CSV problem with strings in quotation marks

michalradacz · November 15, 2022, 7:02pm

I have problem with CSV tiddlers. In CSV I have proper strings enclosed using quotation marks, but CSV parsing it incorrect using commas as delimiters in strings too. Some ideas to workaround or fixing it?

Please, can someone post it as regular bug issue to TW developers?

jerojasro · November 15, 2022, 10:48pm

pardon the question, but, what prevents you from reporting the bug?

TW_Tones · November 16, 2022, 7:41am

It appears there is insufficient standardisation of the CSVformat, but it implies that commas are either not in the data and only delimit the fields. you may be able to hack your way through going on the fact that ," or ", may always appear together. Other wise the format you use should have appropriate ways to escape different characters in the data.

However if you have access to google sheets or excel try first importing the csv there and saving backout to resolve this (guessing).

I am trying to find a windows app that was perfect for CSV file viewing, preparation and export.

[Edited] I am sure this is not it, but perhaps try it’s free version, it says, “Handles poorly formatted files” https://www.moderncsv.com/ but there are plenty of others, and many should handle @Maurycy’s suggested RFC.

You can write parsers in tiddlywiki without java script starting with splitregexp[\n] to get each line and then break into columns. This is a little gymnastics required by it can be done. I would first type importing it to tiddlers with the JSON Mangle plugin.

Maurycy · November 16, 2022, 7:51am

Actually they are, RFC 4180 states:

Fields containing line breaks (CRLF), double quotes, and commas
should be enclosed in double-quotes. For example:
  "aaa","b CRLF
  bb","ccc" CRLF
  zzz,yyy,xxx
If double-quotes are used to enclose fields, then a double-quote
appearing inside a field must be escaped by preceding it with
another double quote. For example:
"aaa","b""bb","ccc"

If my memory serves me well these two pieces of the standard are supported by any major tool you could use.

I am guessing the CSV tiddlers are parsed incorrectly because they use a simple split or a regular expression, a feat which I don’t think can be achieved without actually parsing the date character-by-character (or using some very advanced regexp features).

jeremyruston · November 16, 2022, 6:19pm

TiddlyWiki currently uses an extremely simple CSV parser that doesn’t observe the rules around double quotes.

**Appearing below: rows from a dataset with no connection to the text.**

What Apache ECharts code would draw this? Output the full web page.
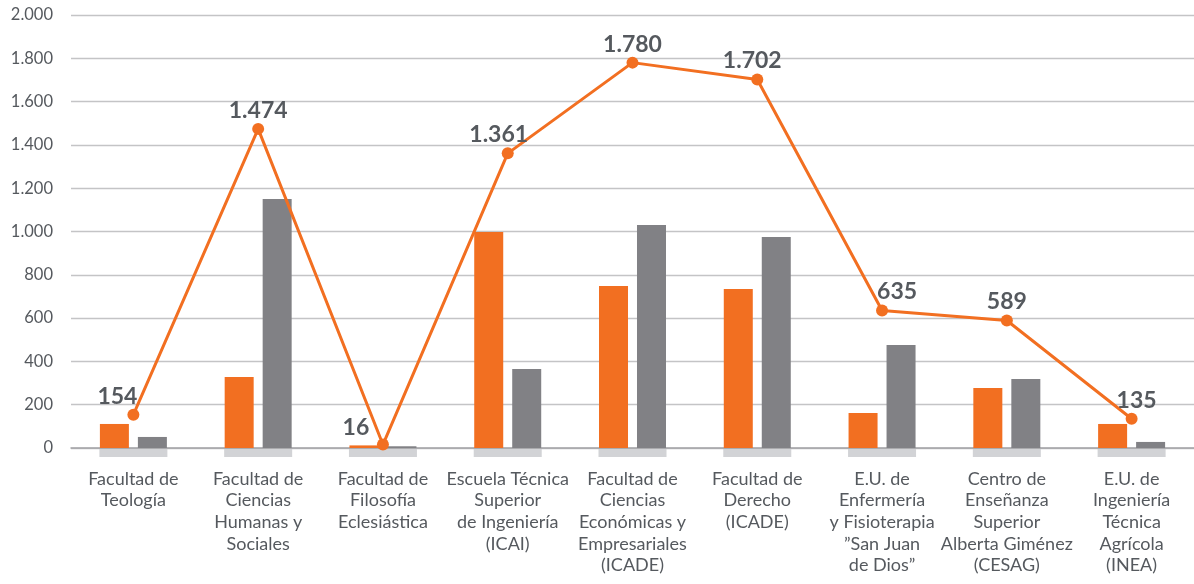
<!DOCTYPE html>
<html>
<head>
<meta charset="utf-8">
<script src="https://cdn.jsdelivr.net/npm/echarts@6/dist/echarts.min.js"></script>
<style>
  html, body { margin: 0; padding: 0; background: #fff; }
  #chart { width: 1194px; height: 584px; }
</style>
</head>
<body>
<div id="chart"></div>
<script>
// datos
const categories = [
  'Facultad de\nTeología',
  'Facultad de\nCiencias\nHumanas y\nSociales',
  'Facultad de\nFilosofía\nEclesiástica',
  'Escuela Técnica\nSuperior\nde Ingeniería\n(ICAI)',
  'Facultad de\nCiencias\nEconómicas y\nEmpresariales\n(ICADE)',
  'Facultad de\nDerecho\n(ICADE)',
  'E.U. de\nEnfermería\ny Fisioterapia\n”San Juan\nde Dios”',
  'Centro de\nEnseñanza\nSuperior\nAlberta Giménez\n(CESAG)',
  'E.U. de\nIngeniería\nTécnica\nAgrícola\n(INEA)'
]
const orangeBars = [111, 328, 12, 998, 748, 734, 162, 277, 111]
const grayBars = [51, 1150, 8, 365, 1030, 975, 476, 319, 28]
const lineValues = [154, 1474, 16, 1361, 1780, 1702, 635, 589, 135]

const ORANGE = '#f26f21'
const GRAY = '#818185'
const TEXT = '#55595e'

const fmt = v => String(v).replace(/\B(?=(\d{3})+(?!\d))/g, '.')

// desplazamiento de algunas etiquetas (como en el original)
const labelShift = { 0: [-16, 0], 2: [-27, 2], 3: [-9, 0], 5: [-5, 0], 6: [15, 0], 8: [5, 0] }

const chart = echarts.init(document.getElementById('chart'))

chart.setOption({
  animation: false,
  textStyle: { fontFamily: 'Lato, "Open Sans", sans-serif' },
  grid: { left: 71, right: -4, top: 15, bottom: 136 },
  xAxis: {
    type: 'category',
    data: categories,
    axisTick: { show: false },
    axisLine: { show: true, lineStyle: { color: '#a3a3a6', width: 1.5 } },
    axisLabel: {
      color: TEXT, fontSize: 18, lineHeight: 21.7, margin: 20, interval: 0
    }
  },
  yAxis: {
    type: 'value',
    min: 0, max: 2000, interval: 200,
    axisLine: { show: false },
    axisTick: { show: false },
    splitLine: { lineStyle: { color: '#c4c4c6', width: 1.3 } },
    axisLabel: { color: TEXT, fontSize: 16.5, margin: 18, formatter: fmt }
  },
  series: [
    {
      type: 'custom',
      clip: false,
      silent: true,
      z: 1,
      data: categories.map((c, i) => [i, 0]),
      renderItem: (params, api) => {
        const p = api.coord([api.value(0), 0])
        return {
          type: 'rect',
          shape: { x: p[0] - 34, y: p[1] + 1, width: 68, height: 8 },
          style: { fill: '#d2d3d6' }
        }
      }
    },
    {
      type: 'bar',
      data: orangeBars,
      barWidth: 29,
      barGap: '31%',
      itemStyle: { color: ORANGE },
      z: 2
    },
    {
      type: 'bar',
      data: grayBars,
      barWidth: 29,
      itemStyle: { color: GRAY },
      z: 2
    },
    {
      type: 'line',
      data: lineValues.map((v, i) => ({
        value: v,
        label: labelShift[i] ? { offset: labelShift[i] } : undefined
      })),
      z: 5,
      symbol: 'circle',
      symbolSize: 12,
      lineStyle: { color: ORANGE, width: 3 },
      itemStyle: { color: ORANGE },
      label: {
        show: true,
        position: 'top',
        distance: 1,
        color: TEXT,
        fontSize: 23,
        fontWeight: 'bold',
        formatter: p => fmt(p.value)
      }
    }
  ]
})

window.addEventListener('resize', () => chart.resize())
</script>
</body>
</html>
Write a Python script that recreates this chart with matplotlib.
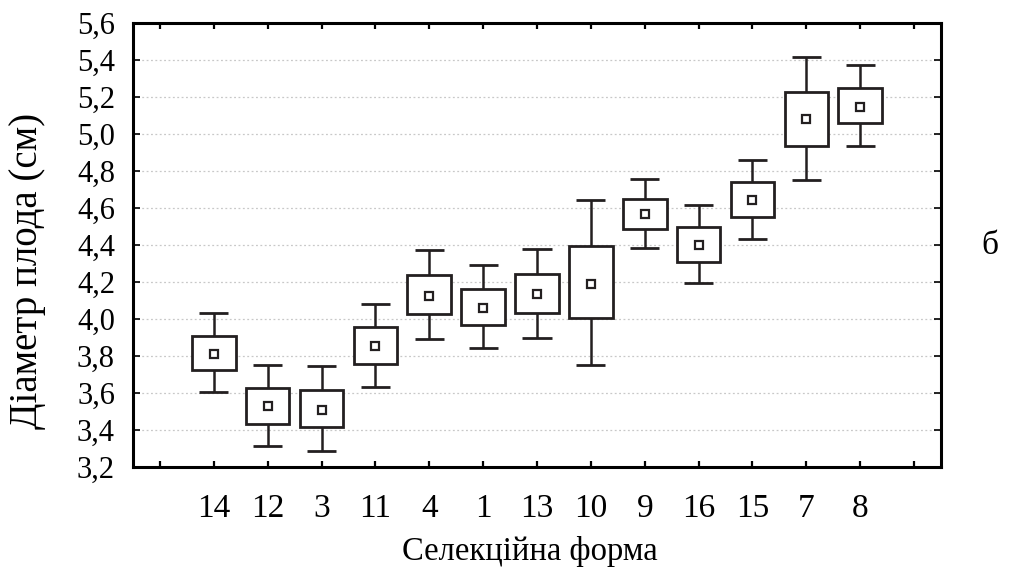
import matplotlib
matplotlib.use("Agg")
import matplotlib.pyplot as plt
import numpy as np

plt.rcParams["font.family"] = ["Liberation Serif", "DejaVu Serif"]

# selection forms, in plotted order
forms = ["14", "12", "3", "11", "4", "1", "13", "10", "9", "16", "15", "7", "8"]
means = [3.812, 3.528, 3.510, 3.852, 4.124, 4.058, 4.135, 4.191, 4.569, 4.400, 4.645, 5.081, 5.146]
box_low = [3.724, 3.432, 3.416, 3.759, 4.025, 3.968, 4.031, 4.004, 4.486, 4.310, 4.553, 4.935, 5.058]
box_high = [3.910, 3.629, 3.616, 3.957, 4.238, 4.164, 4.245, 4.395, 4.650, 4.497, 4.741, 5.229, 5.250]
whisk_low = [3.605, 3.312, 3.288, 3.634, 3.894, 3.842, 3.896, 3.753, 4.384, 4.193, 4.432, 4.751, 4.935]
whisk_high = [4.031, 3.751, 3.746, 4.081, 4.371, 4.290, 4.377, 4.645, 4.755, 4.616, 4.858, 5.416, 5.375]

ink = "#231f20"
x = np.arange(1, len(forms) + 1)

fig = plt.figure(figsize=(10.1, 5.69), dpi=100)
ax = fig.add_axes([0.1317, 0.1793, 0.8, 0.7803])

ax.vlines(x, whisk_low, whisk_high, color=ink, lw=1.8, zorder=2)
ax.hlines(whisk_low, x - 0.27, x + 0.27, color=ink, lw=2.0, zorder=2)
ax.hlines(whisk_high, x - 0.27, x + 0.27, color=ink, lw=2.0, zorder=2)
ax.bar(x, np.array(box_high) - np.array(box_low), bottom=box_low, width=0.81,
       facecolor="white", edgecolor=ink, linewidth=2.0, zorder=3)
ax.plot(x, means, ls="none", marker="s", ms=6.4, mfc="white", mec=ink, mew=1.6, zorder=4)

ax.set_xlim(-0.5, 14.5)
ax.set_ylim(3.2, 5.6)
ax.set_xticks(np.arange(0, 15))
ax.set_xticklabels([""] + forms + [""], fontsize=24)
yt = np.round(np.arange(3.2, 5.61, 0.2), 1)
ax.set_yticks(yt)
ax.set_yticklabels([f"{v:.1f}".replace(".", ",") for v in yt], fontsize=22)
ax.tick_params(axis="x", direction="in", length=4, width=1.6, top=True, pad=19)
ax.tick_params(axis="y", direction="in", length=5, width=1.2, right=True, pad=13)
for s in ax.spines.values():
    s.set_linewidth(2.2)
    s.set_color("black")

ax.grid(axis="y", ls=(0, (1.5, 2)), color="#c8c8c8", lw=0.9, zorder=0)
ax.set_axisbelow(True)

fig.text(0.525, 0.016, "Селекційна форма", fontsize=23.5, ha="center", va="baseline")
fig.text(0.027, 0.523, "Діаметр плода (см)", fontsize=28, rotation=90, ha="center", va="center")
fig.text(0.980, 0.568, "б", fontsize=24, ha="center", va="center")

fig.savefig("out.png", dpi=100)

It is definitely sometimes a frustrating shortcoming that would be worth fixing.

michalradacz · November 16, 2022, 7:02pm

Okay, another point of view: Can you add TSV parser as TSVtiddlers? Tab separated value?

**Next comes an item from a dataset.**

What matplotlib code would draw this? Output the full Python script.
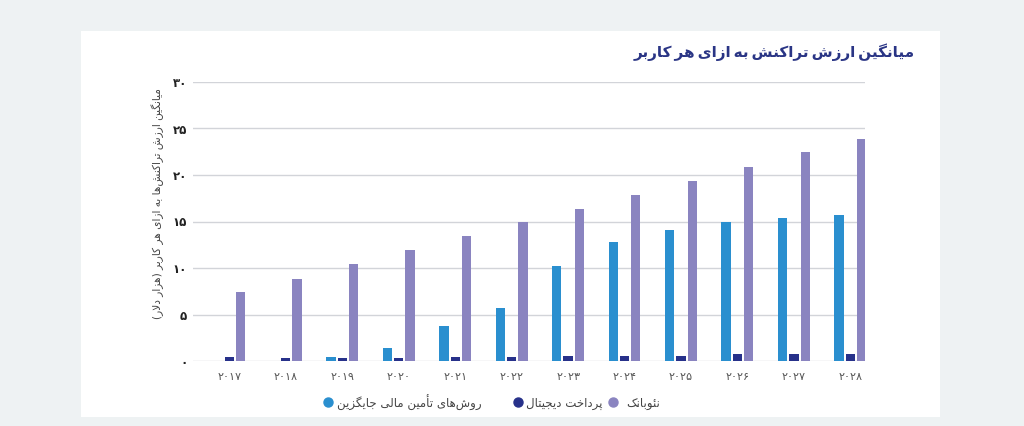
import numpy as np
import matplotlib.pyplot as plt
from matplotlib.patches import Rectangle
from matplotlib.lines import Line2D

# داده‌ها
years = ['۲۰۱۷', '۲۰۱۸', '۲۰۱۹', '۲۰۲۰', '۲۰۲۱', '۲۰۲۲',
         '۲۰۲۳', '۲۰۲۴', '۲۰۲۵', '۲۰۲۶', '۲۰۲۷', '۲۰۲۸']
alt_finance = [0.0, 0.0, 0.47, 1.41, 3.8, 5.7, 10.2, 12.75, 14.1, 14.9, 15.35, 15.7]
digital_pay = [0.4, 0.3, 0.3, 0.3, 0.4, 0.47, 0.5, 0.58, 0.58, 0.72, 0.72, 0.8]
neobank = [7.43, 8.85, 10.4, 11.98, 13.4, 14.97, 16.3, 17.9, 19.37, 20.85, 22.45, 23.92]
yticks = [0, 5, 10, 15, 20, 25, 30]
ytick_labels = ['۰', '۵', '۱۰', '۱۵', '۲۰', '۲۵', '۳۰']

title = 'میانگین ارزش تراکنش به ازای هر کاربر'
ylabel = 'میانگین ارزش تراکنش‌ها به ازای هر کاربر (هزار دلار)'
series_names = ['روش‌های تأمین مالی جایگزین', 'پرداخت دیجیتال', 'نئوبانک']
colors = ['#2a8fcf', '#27318a', '#8a84c0']

# شکل‌دهی حروف عربی/فارسی (ایزوله، پایانی، آغازی، میانی)
FORMS = {
    'ا': ('\uFE8D', '\uFE8E', None, None),
    'أ': ('\uFE83', '\uFE84', None, None),
    'د': ('\uFEA9', '\uFEAA', None, None),
    'ر': ('\uFEAD', '\uFEAE', None, None),
    'ز': ('\uFEAF', '\uFEB0', None, None),
    'و': ('\uFEED', '\uFEEE', None, None),
    'ب': ('\uFE8F', '\uFE90', '\uFE91', '\uFE92'),
    'پ': ('\uFB56', '\uFB57', '\uFB58', '\uFB59'),
    'ت': ('\uFE95', '\uFE96', '\uFE97', '\uFE98'),
    'ج': ('\uFE9D', '\uFE9E', '\uFE9F', '\uFEA0'),
    'خ': ('\uFEA5', '\uFEA6', '\uFEA7', '\uFEA8'),
    'ش': ('\uFEB5', '\uFEB6', '\uFEB7', '\uFEB8'),
    'ک': ('\uFB8E', '\uFB8F', '\uFB90', '\uFB91'),
    'گ': ('\uFB92', '\uFB93', '\uFB94', '\uFB95'),
    'ل': ('\uFEDD', '\uFEDE', '\uFEDF', '\uFEE0'),
    'م': ('\uFEE1', '\uFEE2', '\uFEE3', '\uFEE4'),
    'ن': ('\uFEE5', '\uFEE6', '\uFEE7', '\uFEE8'),
    'ه': ('\uFEE9', '\uFEEA', '\uFEEB', '\uFEEC'),
    'ی': ('\uFBFC', '\uFBFD', '\uFBFE', '\uFBFF'),
    'ئ': ('\uFE89', '\uFE8A', '\uFE8B', '\uFE8C'),
}


def rtl(s, space=' '):
    out = []
    i = 0
    n = len(s)
    while i < n:
        c = s[i]
        if c not in FORMS:
            if c == ' ':
                out.append(space)
            elif c != '\u200c':
                out.append(c)
            i += 1
            continue
        prev = s[i - 1] if i > 0 else None
        nxt = s[i + 1] if i + 1 < n else None
        join_prev = prev in FORMS and FORMS[prev][2] is not None
        # لام الف
        if c == 'ل' and nxt == 'ا':
            out.append('\uFEFC' if join_prev else '\uFEFB')
            i += 2
            continue
        join_next = FORMS[c][2] is not None and nxt in FORMS
        iso, fin, ini, med = FORMS[c]
        if join_prev and join_next:
            out.append(med)
        elif join_prev:
            out.append(fin)
        elif join_next:
            out.append(ini)
        else:
            out.append(iso)
        i += 1
    txt = ''.join(reversed(out))
    return txt.translate(str.maketrans('()', ')('))


plt.rcParams['font.family'] = ['DejaVu Sans']

fig = plt.figure(figsize=(10.24, 4.26), dpi=100)
fig.patch.set_facecolor('#eef2f3')
fig.patches.append(Rectangle((81 / 1024, 9 / 426), 859 / 1024, 386 / 426,
                             transform=fig.transFigure, facecolor='white',
                             edgecolor='none', zorder=-1))

ax = fig.add_axes([192.7 / 1024, 65 / 426, 672.3 / 1024, 279 / 426])
ax.set_facecolor('none')

x = np.arange(len(years))
w = 0.165
step = 0.2
ax.bar(x - step, alt_finance, w, color=colors[0], zorder=3)
ax.bar(x, digital_pay, w, color=colors[1], zorder=3)
ax.bar(x + step, neobank, w, color=colors[2], zorder=3)

ax.set_xlim(-0.65, 11.26)
ax.set_ylim(0, 30)
ax.set_yticks(yticks)
ax.set_yticklabels(ytick_labels, fontsize=8.5, fontweight='bold', color='#222222')
ax.set_xticks(x)
ax.set_xticklabels(years, fontsize=8, color='#555555')
ax.tick_params(axis='both', length=0)
ax.tick_params(axis='y', pad=4)
ax.tick_params(axis='x', pad=8)
ax.grid(axis='y', color='#d2d4d9', linewidth=1, zorder=1)
for sp in ax.spines.values():
    sp.set_visible(False)

fig.text(915 / 1024, 1 - 52 / 426, rtl(title, '\u2009'), ha='right', va='center',
         fontsize=11, fontweight='bold', color='#2a3585')
fig.text(158 / 1024, 1 - 204 / 426, rtl(ylabel), ha='center', va='center',
         rotation=90, fontsize=7.6, color='#444444')

# راهنما
legend_items = [(328, 482), (518, 603), (613, 660)]
for (dot_x, text_r), name, col in zip(legend_items, series_names, colors):
    fig.add_artist(Line2D([dot_x / 1024], [1 - 402 / 426], marker='o',
                          markersize=6.5, color=col, linestyle='none',
                          transform=fig.transFigure))
    fig.text(text_r / 1024, 1 - 403 / 426, rtl(name), ha='right', va='center',
             fontsize=8.5, color='#444444')

fig.savefig('out.png', dpi=100, facecolor=fig.get_facecolor())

My situation is, we often import tabular data in CSV (but TSV may be better) to TW and want to display as table.

Maurycy · November 16, 2022, 11:02pm

For anyone interested I’ve made a PR with an improved CSV parser - CSV parser improvements by EvidentlyCube · Pull Request #7042 · Jermolene/TiddlyWiki5 · GitHub.

TW_Tones · November 17, 2022, 12:16am

Can you share a small CSV with test data that breaks the current issues you face so we can suggest a workaround?

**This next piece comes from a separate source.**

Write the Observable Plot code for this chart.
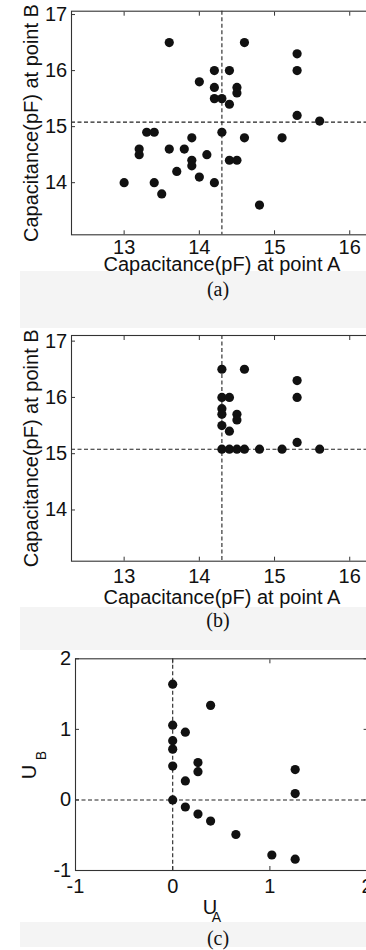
<!DOCTYPE html>
<html>
<head>
<meta charset="utf-8">
<script src="https://cdn.jsdelivr.net/npm/d3@7"></script>
<script src="https://cdn.jsdelivr.net/npm/@observablehq/plot@0.6"></script>
<style>
html,body{margin:0;padding:0;background:#fff;}
#root{position:relative;width:366px;height:950px;overflow:hidden;background:#fff;}
.band{position:absolute;left:20px;width:346px;background:#f4f4f4;}
.cap{position:absolute;left:0;width:436px;text-align:center;font-family:"Liberation Serif","Times New Roman",serif;font-size:20px;color:#111;line-height:20px;}
.panel{position:absolute;left:0;}
</style>
</head>
<body>
<div id="root">
  <div class="band" style="top:271px;height:57px;"></div>
  <div class="band" style="top:607px;height:43px;"></div>
  <div class="band" style="top:922px;height:25px;"></div>
  <div id="pa" class="panel" style="top:0px;"></div>
  <div id="pb" class="panel" style="top:324px;"></div>
  <div id="pc" class="panel" style="top:647px;"></div>
  <div class="cap" style="top:279px;">(a)</div>
  <div class="cap" style="top:610px;">(b)</div>
  <div class="cap" style="top:928px;">(c)</div>
</div>
<script>
// Panel (a): capacitance at point A vs point B
const capA = [13.0,13.2,13.2,13.3,13.4,13.4,13.5,13.6,13.6,13.7,13.8,13.9,13.9,13.9,14.0,14.0,14.1,14.2,14.2,14.2,14.2,14.3,14.3,14.4,14.4,14.4,14.5,14.5,14.5,14.6,14.6,14.8,15.1,15.3,15.3,15.3,15.6];
const capB = [14.0,14.5,14.6,14.9,14.9,14.0,13.8,14.6,16.5,14.2,14.6,14.8,14.4,14.3,15.8,14.1,14.5,16.0,15.7,15.5,14.0,15.5,14.9,16.0,15.4,14.4,15.7,15.6,14.4,16.5,14.8,13.6,14.8,16.3,16.0,15.2,15.1];
// Panel (b): thresholded values
const capAb = [14.3,14.3,14.3,14.3,14.3,14.3,14.4,14.4,14.4,14.5,14.5,14.5,14.6,14.6,14.8,15.1,15.3,15.3,15.3,15.6];
const capBb = [16.5,16.0,15.8,15.7,15.5,15.08,16.0,15.4,15.08,15.7,15.6,15.08,16.5,15.08,15.08,15.08,16.3,16.0,15.2,15.08];
// Panel (c): normalized U_A vs U_B
const uA = [0,0.39,0,0.13,0,0,0,0.26,0.26,0.13,1.26,1.26,0,0.13,0.26,0.39,0.65,1.02,1.26];
const uB = [1.64,1.34,1.06,0.96,0.84,0.72,0.48,0.53,0.40,0.27,0.43,0.09,0,-0.10,-0.20,-0.30,-0.49,-0.78,-0.84];
// Thresholds
const threshA = 14.3, threshB = 15.08;
// Ticks
const capTicksX = [13,14,15,16];
const capTicksY = [14,15,16,17];
const uTicks = [-1,0,1,2];
const titleA = "Capacitance(pF) at point A";
const titleB = "Capacitance(pF) at point B";

const FONT = "'Liberation Sans', Arial, Helvetica, sans-serif";
const INK = "#111";
const FRAME = "#333";

function panel(o) {
  const data = o.xs.map((x, i) => ({x, y: o.ys[i]}));
  const marks = [
    Plot.ruleX([o.vx], {stroke: "#222", strokeWidth: 1.1, strokeDasharray: "4,2.5"}),
    Plot.ruleY([o.hy], {stroke: "#222", strokeWidth: 1.1, strokeDasharray: "4,2.5"}),
    Plot.frame({stroke: FRAME, strokeWidth: 1.1}),
    Plot.axisX(o.xTicks, {anchor: "bottom", tickSize: -4, tickPadding: o.xPad, tickFormat: d => String(d), label: null, stroke: FRAME, fill: INK, fontSize: 20}),
    Plot.axisX(o.xTicks, {anchor: "top", tickSize: -4, tickFormat: () => "", label: null, stroke: FRAME}),
    Plot.axisY(o.yTicks, {anchor: "left", tickSize: -4, tickPadding: 8.3, tickFormat: d => String(d), label: null, stroke: FRAME, fill: INK, fontSize: 20}),
    Plot.axisY(o.yTicks, {anchor: "right", tickSize: -4, tickFormat: () => "", label: null, stroke: FRAME}),
    Plot.dot(data, {x: "x", y: "y", r: 4.6, fill: INK, stroke: null}),
    ...o.extra
  ];
  return Plot.plot({
    width: 420, height: o.height,
    marginTop: o.mt, marginBottom: o.mb, marginLeft: o.ml, marginRight: o.mr,
    style: {background: "transparent", maxWidth: "none", overflow: "visible", fontFamily: FONT, fontSize: "20px", color: INK},
    x: {domain: o.xDomain},
    y: {domain: o.yDomain},
    marks
  });
}

document.getElementById("pa").append(panel({
  xs: capA, ys: capB, vx: threshA, hy: threshB,
  xTicks: capTicksX, yTicks: capTicksY, xPad: 9,
  xDomain: [12.3, 16.3], yDomain: [13.07, 17.06],
  height: 300, mt: 10.7, mb: 65.7, ml: 71, mr: 48.2,
  extra: [
    Plot.text([titleA], {frameAnchor: "bottom", textAnchor: "middle", dy: 36, lineAnchor: "bottom", fontSize: 20, fill: INK}),
    Plot.text([titleB], {frameAnchor: "left", textAnchor: "middle", dx: -34, rotate: -90, lineAnchor: "bottom", fontSize: 20, fill: INK})
  ]
}));

document.getElementById("pb").append(panel({
  xs: capAb, ys: capBb, vx: threshA, hy: threshB,
  xTicks: capTicksX, yTicks: capTicksY, xPad: 11.6,
  xDomain: [12.3, 16.3], yDomain: [13.09, 17.1],
  height: 300, mt: 11, mb: 63.3, ml: 71, mr: 48.2,
  extra: [
    Plot.text([titleA], {frameAnchor: "bottom", textAnchor: "middle", dy: 42.6, lineAnchor: "bottom", fontSize: 20, fill: INK}),
    Plot.text([titleB], {frameAnchor: "left", textAnchor: "middle", dx: -34, rotate: -90, lineAnchor: "bottom", fontSize: 20, fill: INK})
  ]
}));

document.getElementById("pc").append(panel({
  xs: uA, ys: uB, vx: 0, hy: 0,
  xTicks: uTicks, yTicks: uTicks, xPad: 12.3,
  xDomain: [-1, 2], yDomain: [-1, 2],
  height: 300, mt: 11.3, mb: 77, ml: 75, mr: 53.4,
  extra: [
    Plot.text(["U"], {frameAnchor: "bottom", textAnchor: "middle", dx: -11.3, dy: 43.3, lineAnchor: "bottom", fontSize: 20, fill: INK}),
    Plot.text(["A"], {frameAnchor: "bottom", textAnchor: "middle", dx: -4.8, dy: 51.7, lineAnchor: "bottom", fontSize: 14, fill: INK}),
    Plot.text(["U"], {frameAnchor: "left", textAnchor: "middle", dx: -40, dy: 7.5, rotate: -90, lineAnchor: "bottom", fontSize: 20, fill: INK}),
    Plot.text(["B"], {frameAnchor: "left", textAnchor: "middle", dx: -30, dy: -9, rotate: -90, lineAnchor: "bottom", fontSize: 14, fill: INK})
  ]
}));
</script>
</body>
</html>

Good idea to improve the core standard but workarounds are easy in tiddlywiki.

cdaven · November 17, 2022, 6:15am

With @Maurycy’s suggested changes to CsvParser, you could set options.separator = "\t" to use tab as the separator instead. I don’t know how to pass that into CsvParser, though.

michalradacz · November 17, 2022, 9:28am

Great idea, example will be nice.

So, in this test.csv tiddler

https://architektovani.tiddlyhost.com/#test.csv

it is self-describable. And mime-type text/csv is right, because if I put application/csv it will parse JSONmangler plugin. Is this example usefull?

michalradacz · November 17, 2022, 9:30am

Okay, can I test TW with this PR directly?

jeremyruston · November 17, 2022, 9:52am

That wiki has the JSON Mangler plugin installed which I believe is adding support for application/csv

TW_Tones · November 17, 2022, 9:55am

Thanks. I will have a look tomorrow.

Some times such exceptions are not common so a quick search and replace eg commas to semi colons can save the day.

Similarly you can look at the way you obtain the csv and see if there is another export such as the tab delimited form.

If every column is wrapped in quotes then the delimiter comas will always be “value '”,"’’ value"and the others inside quotes.

Not withstanding the above we need a robust standards complient csv

Maurycy · November 17, 2022, 10:24am

@michalradacz I have put the changes from the PR on Tiddlyhost - you can test it here https://new-csv-parser-pr.tiddlyhost.com/

That CSV should be handled easily by the new parser!

Maurycy · November 17, 2022, 10:26am

It seems the mimetype for tab delimited CSV is text/tab-separated-values excel - What is the best mime-type and extension to use when exporting tab delimited? - Stack Overflow

I think what would make most sense would be to just register that mimetype to run with the same code, just different separator. I’ll make these changes to the PR later today!